Avec “L’Inconnue du mur”, on reste dans la fable (très) noire, ce qui n’a rien d’étonnant au sujet d’un recueil ayant pour exergue un extrait des « Contes glacés » de Jacques Sternberg. Arcologies sécuritaires façon Ballard ou Antoine Chainas, milices privées, créatures si monstrueuses que l’on ose à peine imaginer ce qu’elles pourraient réellement être, et dont on s’horrifie de surcroît qu’elles deviennent capables de réfléchir et même de se coordonner. Servie par un second degré féroce, “L’Inconnue du mur”, parfaitement horrifique, ne décrit pas vraiment des lendemains qui chantent.

« Ils ne nous laisseront pas sortir vivants de ce trou à rats. Alors, on va leur faire voir comment on fait pour survivre à la crise. »

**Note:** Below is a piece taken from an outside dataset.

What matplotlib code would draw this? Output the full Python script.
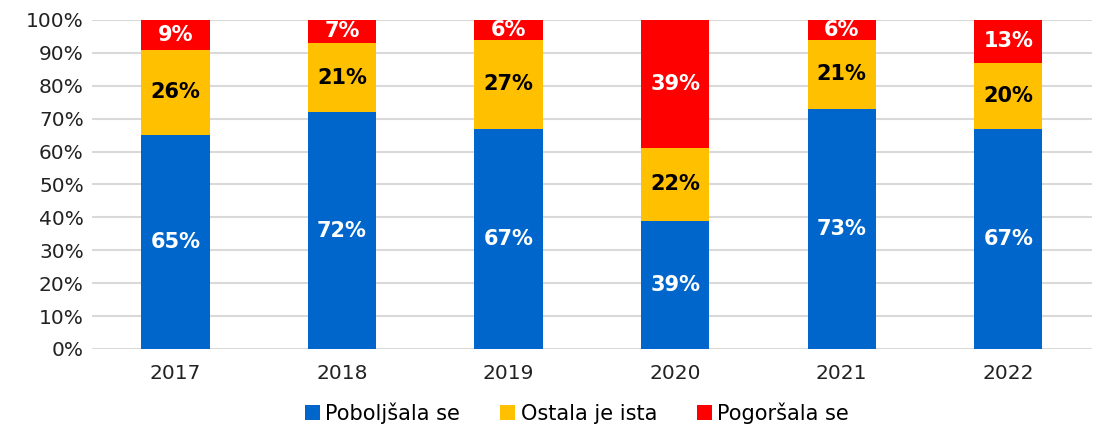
import matplotlib
matplotlib.use("Agg")
import matplotlib.pyplot as plt
import numpy as np

# --- Datos ---
anios = ["2017", "2018", "2019", "2020", "2021", "2022"]
poboljsala = [65, 72, 67, 39, 73, 67]
ostala = [26, 21, 27, 22, 21, 20]
pogorsala = [9, 7, 6, 39, 6, 13]
series = ["Poboljšala se", "Ostala je ista", "Pogoršala se"]

colores = ["#0066CC", "#FFC000", "#FF0000"]
color_texto = ["white", "black", "white"]

plt.rcParams['font.family'] = ['DejaVu Sans']

fig = plt.figure(figsize=(10.97, 4.25), dpi=100)
ax = fig.add_axes([0.084, 0.179, 0.911, 0.774])

x = np.arange(len(anios))
ancho = 0.41
base = np.zeros(len(anios))
for vals, nombre, col, tc in zip([poboljsala, ostala, pogorsala], series, colores, color_texto):
    vals = np.array(vals, dtype=float)
    ax.bar(x, vals, ancho, bottom=base, color=col, label=nombre, zorder=3)
    for xi, b, v in zip(x, base, vals):
        ax.text(xi, b + v / 2, f"{int(v)}%", ha="center", va="center",
                color=tc, fontsize=15, fontweight="bold", zorder=4)
    base += vals

ax.set_xlim(-0.5, len(anios) - 0.5)
ax.set_ylim(0, 100)
ax.set_yticks(range(0, 101, 10))
ax.set_yticklabels([f"{v}%" for v in range(0, 101, 10)], fontsize=14.5, color="#222222")
ax.set_xticks(x)
ax.set_xticklabels(anios, fontsize=14.5, color="#222222")
ax.tick_params(axis="both", length=0)
ax.tick_params(axis="y", pad=6)
ax.tick_params(axis="x", pad=11)
ax.yaxis.grid(True, color="#D9D9D9", linewidth=1.5, zorder=0)
for s in ax.spines.values():
    s.set_visible(False)

ax.legend(loc="lower center", bbox_to_anchor=(0.485, -0.265), ncol=3, frameon=False,
          fontsize=15, handlelength=0.75, handleheight=0.75, handletextpad=0.25,
          columnspacing=1.9, borderpad=0.1)

fig.savefig("out.png", dpi=100)
plt.close(fig)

Les Intrus” constitue en quelque sorte le revers du “Dernier niveau”. Si, avec le danger omniprésent dans un centre commercial à l’abandon, on pense tout d’abord au fameux « Zombie » de George Romero (Dawn of the Dead, 1978) ou à son remake « L’Armée des morts » (même titre original, Zack Snyder, 2004), la scène dans le cinéma permet d’étendre le référentiel à bien d’autres films, classiques ou de genre. On pourra songer également à des déclinaisons modernes autour du thème de l’urbex, mais aussi – retour aux années quatre-vingt-dix – au « Running man » incarné par Arnold Schwarzenegger (Paul Michael Glaser, 1987) et inspiré du roman éponyme de Stephen King. Un « Running Man » dont les participants ne seraient ni volontaires ni informés, avec une fin ouverte sur de nouveaux développements qui, on s’en doute, ne seront pas vraiment dominés par la douceur.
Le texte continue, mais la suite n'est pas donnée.